THE EXERCISE> Write out the listing below without alteration, omitting its pictures.
⟨
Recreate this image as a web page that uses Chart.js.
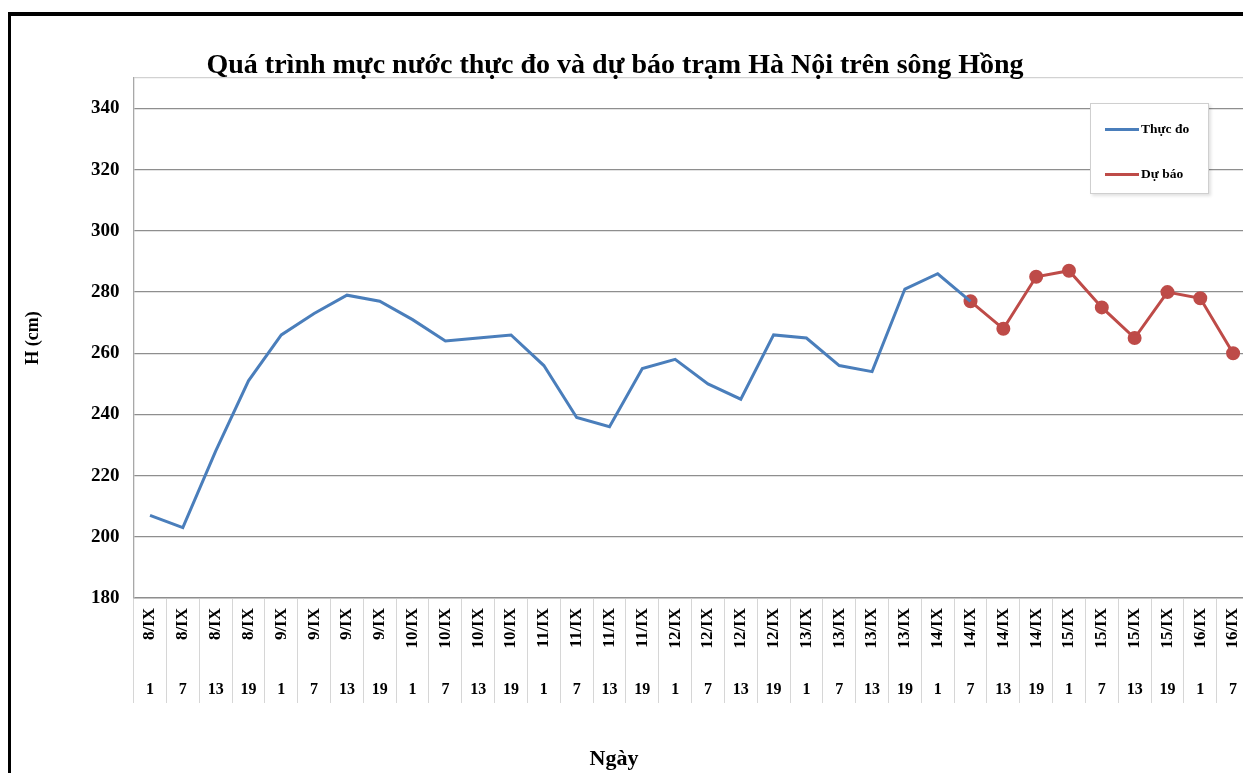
<!DOCTYPE html>
<html>
<head>
<meta charset="utf-8">
<script src="https://cdn.jsdelivr.net/npm/chart.js@4.4.1/dist/chart.umd.min.js"></script>
<style>
    html, body { margin: 0; padding: 0; width: 1243px; height: 773px; overflow: hidden; background: #fff; }
    #frame { position: absolute; left: 8px; top: 12px; width: 1300px; height: 800px; border-left: 3px solid #000; border-top: 4px solid #000; }
    #chart { position: absolute; left: 0; top: 0; }
    #title { position: absolute; left: 0; top: 48px; width: 1230px; text-align: center; line-height: 30px;
             font: bold 28px "Liberation Serif", "Times New Roman", serif; color: #000; }
    #xtitle { position: absolute; left: 0; top: 745px; width: 1228px; text-align: center; line-height: 28px;
              font: bold 22px "Liberation Serif", "Times New Roman", serif; color: #000; }
    #legend { position: absolute; left: 1090px; top: 103px; width: 117px; height: 89px; background: #fff;
              border: 1px solid #cfcfcf; box-shadow: 2px 2px 3px rgba(0,0,0,0.12);
              font: bold 13.5px "Liberation Serif", "Times New Roman", serif; color: #000; }
    .item { position: absolute; left: 14px; height: 14px; line-height: 14px; white-space: nowrap; }
    .item span { display: inline-block; width: 34px; height: 3px; vertical-align: middle; margin-right: 2px; }
</style>
</head>
<body>
<div id="frame"></div>
<canvas id="chart" width="1258" height="773"></canvas>
<div id="title">Quá trình mực nước thực đo và dự báo trạm Hà Nội trên sông Hồng</div>
<div id="xtitle">Ngày</div>
<div id="legend">
    <div class="item" style="top:18px"><span style="background:#4A7EBB"></span>Thực đo</div>
    <div class="item" style="top:63px"><span style="background:#BE4B48"></span>Dự báo</div>
</div>
<script>
// categories (day / hour)
const dates = ['8/IX', '8/IX', '8/IX', '8/IX', '9/IX', '9/IX', '9/IX', '9/IX',
    '10/IX', '10/IX', '10/IX', '10/IX', '11/IX', '11/IX', '11/IX', '11/IX',
    '12/IX', '12/IX', '12/IX', '12/IX', '13/IX', '13/IX', '13/IX', '13/IX',
    '14/IX', '14/IX', '14/IX', '14/IX', '15/IX', '15/IX', '15/IX', '15/IX',
    '16/IX', '16/IX'];
const hours = ['1', '7', '13', '19', '1', '7', '13', '19',
    '1', '7', '13', '19', '1', '7', '13', '19',
    '1', '7', '13', '19', '1', '7', '13', '19',
    '1', '7', '13', '19', '1', '7', '13', '19',
    '1', '7'];

// water level H (cm)
const observed = [207, 203, 228, 251, 266, 273, 279, 277,
    271, 264, 265, 266, 256, 239, 236, 255,
    258, 250, 245, 266, 265, 256, 254, 281,
    286, 277, null, null, null, null, null, null,
    null, null];
const forecast = [null, null, null, null, null, null, null, null,
    null, null, null, null, null, null, null, null,
    null, null, null, null, null, null, null, null,
    null, 277, 268, 285, 287, 275, 265, 280,
    278, 260];

const yTicks = [180, 200, 220, 240, 260, 280, 300, 320, 340];

const serif = '"Liberation Serif", "Times New Roman", serif';

new Chart(document.getElementById('chart'), {
    type: 'line',
    data: {
        labels: dates,
        datasets: [
            {
                label: 'Thực đo',
                data: observed,
                borderColor: '#4A7EBB',
                backgroundColor: '#4A7EBB',
                borderWidth: 3,
                pointRadius: 0,
                tension: 0
            },
            {
                label: 'Dự báo',
                data: forecast,
                borderColor: '#BE4B48',
                backgroundColor: '#BE4B48',
                borderWidth: 3,
                pointRadius: 5.5,
                pointBackgroundColor: '#BE4B48',
                pointBorderColor: '#BE4B48',
                tension: 0
            }
        ]
    },
    options: {
        responsive: false,
        animation: false,
        layout: { padding: { top: 78, right: 1, left: 0, bottom: 0 } },
        plugins: {
            legend: { display: false },
            title: { display: false },
            tooltip: { enabled: false }
        },
        scales: {
            y: {
                min: 180,
                max: 350,
                afterBuildTicks: (scale) => {
                    scale.ticks = yTicks.map(v => ({ value: v })).concat([{ value: 350 }]);
                },
                afterFit: (scale) => { scale.width = 133.6; },
                ticks: {
                    color: '#000',
                    padding: 14,
                    font: { family: serif, size: 19, weight: 'bold' },
                    callback: (v) => (v === 350 ? '' : v)
                },
                grid: {
                    drawTicks: false,
                    lineWidth: 1.3,
                    color: (ctx) => (ctx.tick && ctx.tick.value === 350 ? '#d2d2d2' : '#8e8e8e')
                },
                border: { color: '#a8a8a8', width: 1.3 },
                title: {
                    display: true,
                    text: 'H (cm)',
                    color: '#000',
                    font: { family: serif, size: 18, weight: 'bold' },
                    padding: { top: 23, bottom: 0 }
                }
            },
            x: {
                type: 'category',
                offset: true,
                afterFit: (scale) => { scale.height = 62; },
                ticks: {
                    autoSkip: false,
                    minRotation: 90,
                    maxRotation: 90,
                    color: '#000',
                    padding: -95,
                    font: { family: serif, size: 17, weight: 'bold' }
                },
                grid: {
                    offset: true,
                    drawOnChartArea: false,
                    tickLength: 105,
                    color: '#d6d6d6'
                },
                border: { color: '#c4c4c4' }
            },
            x2: {
                type: 'category',
                position: 'bottom',
                labels: hours,
                offset: true,
                afterFit: (scale) => { scale.height = 113; },
                ticks: {
                    autoSkip: false,
                    maxRotation: 0,
                    color: '#000',
                    padding: 12,
                    font: { family: serif, size: 16, weight: 'bold' }
                },
                grid: { display: false },
                border: { display: false }
            }
        }
    }
});
</script>
</body>
</html>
⟩
TASK ANSWER>
Recreate this image as a web page that uses Chart.js.
<!DOCTYPE html>
<html>
<head>
<meta charset="utf-8">
<script src="https://cdn.jsdelivr.net/npm/chart.js@4.4.1/dist/chart.umd.min.js"></script>
<style>
    html, body { margin: 0; padding: 0; width: 1243px; height: 773px; overflow: hidden; background: #fff; }
    #frame { position: absolute; left: 8px; top: 12px; width: 1300px; height: 800px; border-left: 3px solid #000; border-top: 4px solid #000; }
    #chart { position: absolute; left: 0; top: 0; }
    #title { position: absolute; left: 0; top: 48px; width: 1230px; text-align: center; line-height: 30px;
             font: bold 28px "Liberation Serif", "Times New Roman", serif; color: #000; }
    #xtitle { position: absolute; left: 0; top: 745px; width: 1228px; text-align: center; line-height: 28px;
              font: bold 22px "Liberation Serif", "Times New Roman", serif; color: #000; }
    #legend { position: absolute; left: 1090px; top: 103px; width: 117px; height: 89px; background: #fff;
              border: 1px solid #cfcfcf; box-shadow: 2px 2px 3px rgba(0,0,0,0.12);
              font: bold 13.5px "Liberation Serif", "Times New Roman", serif; color: #000; }
    .item { position: absolute; left: 14px; height: 14px; line-height: 14px; white-space: nowrap; }
    .item span { display: inline-block; width: 34px; height: 3px; vertical-align: middle; margin-right: 2px; }
</style>
</head>
<body>
<div id="frame"></div>
<canvas id="chart" width="1258" height="773"></canvas>
<div id="title">Quá trình mực nước thực đo và dự báo trạm Hà Nội trên sông Hồng</div>
<div id="xtitle">Ngày</div>
<div id="legend">
    <div class="item" style="top:18px"><span style="background:#4A7EBB"></span>Thực đo</div>
    <div class="item" style="top:63px"><span style="background:#BE4B48"></span>Dự báo</div>
</div>
<script>
// categories (day / hour)
const dates = ['8/IX', '8/IX', '8/IX', '8/IX', '9/IX', '9/IX', '9/IX', '9/IX',
    '10/IX', '10/IX', '10/IX', '10/IX', '11/IX', '11/IX', '11/IX', '11/IX',
    '12/IX', '12/IX', '12/IX', '12/IX', '13/IX', '13/IX', '13/IX', '13/IX',
    '14/IX', '14/IX', '14/IX', '14/IX', '15/IX', '15/IX', '15/IX', '15/IX',
    '16/IX', '16/IX'];
const hours = ['1', '7', '13', '19', '1', '7', '13', '19',
    '1', '7', '13', '19', '1', '7', '13', '19',
    '1', '7', '13', '19', '1', '7', '13', '19',
    '1', '7', '13', '19', '1', '7', '13', '19',
    '1', '7'];

// water level H (cm)
const observed = [207, 203, 228, 251, 266, 273, 279, 277,
    271, 264, 265, 266, 256, 239, 236, 255,
    258, 250, 245, 266, 265, 256, 254, 281,
    286, 277, null, null, null, null, null, null,
    null, null];
const forecast = [null, null, null, null, null, null, null, null,
    null, null, null, null, null, null, null, null,
    null, null, null, null, null, null, null, null,
    null, 277, 268, 285, 287, 275, 265, 280,
    278, 260];

const yTicks = [180, 200, 220, 240, 260, 280, 300, 320, 340];

const serif = '"Liberation Serif", "Times New Roman", serif';

new Chart(document.getElementById('chart'), {
    type: 'line',
    data: {
        labels: dates,
        datasets: [
            {
                label: 'Thực đo',
                data: observed,
                borderColor: '#4A7EBB',
                backgroundColor: '#4A7EBB',
                borderWidth: 3,
                pointRadius: 0,
                tension: 0
            },
            {
                label: 'Dự báo',
                data: forecast,
                borderColor: '#BE4B48',
                backgroundColor: '#BE4B48',
                borderWidth: 3,
                pointRadius: 5.5,
                pointBackgroundColor: '#BE4B48',
                pointBorderColor: '#BE4B48',
                tension: 0
            }
        ]
    },
    options: {
        responsive: false,
        animation: false,
        layout: { padding: { top: 78, right: 1, left: 0, bottom: 0 } },
        plugins: {
            legend: { display: false },
            title: { display: false },
            tooltip: { enabled: false }
        },
        scales: {
            y: {
                min: 180,
                max: 350,
                afterBuildTicks: (scale) => {
                    scale.ticks = yTicks.map(v => ({ value: v })).concat([{ value: 350 }]);
                },
                afterFit: (scale) => { scale.width = 133.6; },
                ticks: {
                    color: '#000',
                    padding: 14,
                    font: { family: serif, size: 19, weight: 'bold' },
                    callback: (v) => (v === 350 ? '' : v)
                },
                grid: {
                    drawTicks: false,
                    lineWidth: 1.3,
                    color: (ctx) => (ctx.tick && ctx.tick.value === 350 ? '#d2d2d2' : '#8e8e8e')
                },
                border: { color: '#a8a8a8', width: 1.3 },
                title: {
                    display: true,
                    text: 'H (cm)',
                    color: '#000',
                    font: { family: serif, size: 18, weight: 'bold' },
                    padding: { top: 23, bottom: 0 }
                }
            },
            x: {
                type: 'category',
                offset: true,
                afterFit: (scale) => { scale.height = 62; },
                ticks: {
                    autoSkip: false,
                    minRotation: 90,
                    maxRotation: 90,
                    color: '#000',
                    padding: -95,
                    font: { family: serif, size: 17, weight: 'bold' }
                },
                grid: {
                    offset: true,
                    drawOnChartArea: false,
                    tickLength: 105,
                    color: '#d6d6d6'
                },
                border: { color: '#c4c4c4' }
            },
            x2: {
                type: 'category',
                position: 'bottom',
                labels: hours,
                offset: true,
                afterFit: (scale) => { scale.height = 113; },
                ticks: {
                    autoSkip: false,
                    maxRotation: 0,
                    color: '#000',
                    padding: 12,
                    font: { family: serif, size: 16, weight: 'bold' }
                },
                grid: { display: false },
                border: { display: false }
            }
        }
    }
});
</script>
</body>
</html>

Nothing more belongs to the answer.